Online newsrooms have developed as another outlet for a company’s online communication. The resource mostly on a company’s main site, and is a way for journalists to sort through and check up on media outlets of a company. It serves as an organized point to access information. Companies like Microsoft have an interactive page, complete with links to corporate blogs, video/podcasts, press releases, and financial reports. This makes it very easy for journalists to have a centralized access point in order to research and report on company activities.
There are criteria to what good online newsrooms should include. Although companies are different, the services they provide to journalists are very consistent. In this video, Pete Codella of Codella Marketing explains the list of what an online newsroom needs to include. He takes note of the list of basic contents:
- Contact Info
- Press Releases
- Press Kits
- Executive Bios
There are additional trends companies follow. According to Bill Stoller of PublicityInsider.com adds that companies either have the newsroom accessible on their main site, or as a separate page. An example is Microsoft’s easily accessible as a link at the bottom of the microsoft.com page. Stoller also suggests not making journalists sign in to the information, as it makes it difficult on their already hard job. The interesting part about the lack of user log-in is that the information is not only available to journalists, but by anyone with a computer. The everyday user of the web has access to this plethora of information. Talk about transparency! This offers to perhaps even change the nature of journalists; they do not need to be employed by a media corporation to have inside access to write a good story. In fact, almost any of us could do it along with other research.

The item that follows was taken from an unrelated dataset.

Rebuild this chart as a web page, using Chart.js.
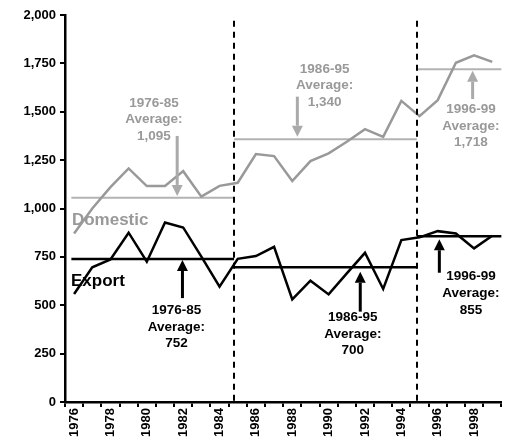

On the contrary, Stoller does note the traditional press kit isn’t dead. This is true with most forms of the media we learned about; there are always people who prefer to go the old school way. They may not be laggards, but instead those who like to keep their credibility consistent with the old way of doing things. Still, it looks like newsrooms play a large role in today’s journalism. Just like corporate blogs, it is important to see who does it right. Microsoft, Google, and Crayola are example of those companies that have taken the initiative to get ahead.